Exercise details:
Write out the listing below without alteration, omitting its pictures.

Supplied information:

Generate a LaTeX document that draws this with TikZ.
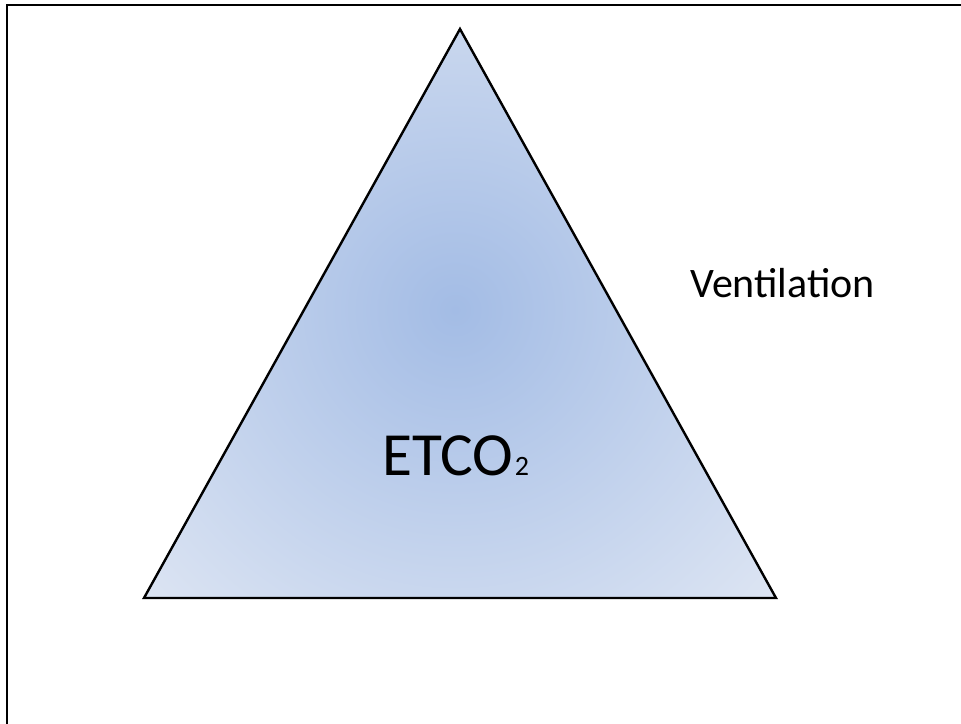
\documentclass[tikz,border=0pt]{standalone}
\usepackage{fontspec}
\setmainfont{Carlito}
\definecolor{incol}{HTML}{A3BCE5}
\definecolor{outcol}{HTML}{DDE5F3}
\begin{document}
\begin{tikzpicture}[x=0.75pt,y=-0.75pt,
  lbl/.style={inner sep=0pt,anchor=base west,text=black},
  tri/.style={draw=black,line width=1.8pt,line join=miter}]
\useasboundingbox (0,0) rectangle (961,724);
\fill[white] (0,0) rectangle (961,724);
\draw[line width=2pt] (7,5) rectangle (975,740);
\coordinate (A) at (460,29);
\coordinate (B) at (144,598);
\coordinate (C) at (776,598);
\begin{scope}
\clip (A) -- (B) -- (C) -- cycle;
\fill[outcol] (A) -- (B) -- (C) -- cycle;
\shade[inner color=incol,outer color=outcol] (455,310) circle (430);
\end{scope}
\draw[tri] (A) -- (B) -- (C) -- cycle;
\node[lbl,font=\fontsize{46}{50}\selectfont] (etco) at (382,475) {ETCO\kern1pt\raisebox{-0.5pt}{\fontsize{21}{23}\selectfont 2}};
\node[lbl,font=\fontsize{31.5}{34}\selectfont] (vent) at (690,297) {Ventilation};
\end{tikzpicture}
\end{document}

Written reply:
Generate a LaTeX document that draws this with TikZ.
\documentclass[tikz,border=0pt]{standalone}
\usepackage{fontspec}
\setmainfont{Carlito}
\definecolor{incol}{HTML}{A3BCE5}
\definecolor{outcol}{HTML}{DDE5F3}
\begin{document}
\begin{tikzpicture}[x=0.75pt,y=-0.75pt,
  lbl/.style={inner sep=0pt,anchor=base west,text=black},
  tri/.style={draw=black,line width=1.8pt,line join=miter}]
\useasboundingbox (0,0) rectangle (961,724);
\fill[white] (0,0) rectangle (961,724);
\draw[line width=2pt] (7,5) rectangle (975,740);
\coordinate (A) at (460,29);
\coordinate (B) at (144,598);
\coordinate (C) at (776,598);
\begin{scope}
\clip (A) -- (B) -- (C) -- cycle;
\fill[outcol] (A) -- (B) -- (C) -- cycle;
\shade[inner color=incol,outer color=outcol] (455,310) circle (430);
\end{scope}
\draw[tri] (A) -- (B) -- (C) -- cycle;
\node[lbl,font=\fontsize{46}{50}\selectfont] (etco) at (382,475) {ETCO\kern1pt\raisebox{-0.5pt}{\fontsize{21}{23}\selectfont 2}};
\node[lbl,font=\fontsize{31.5}{34}\selectfont] (vent) at (690,297) {Ventilation};
\end{tikzpicture}
\end{document}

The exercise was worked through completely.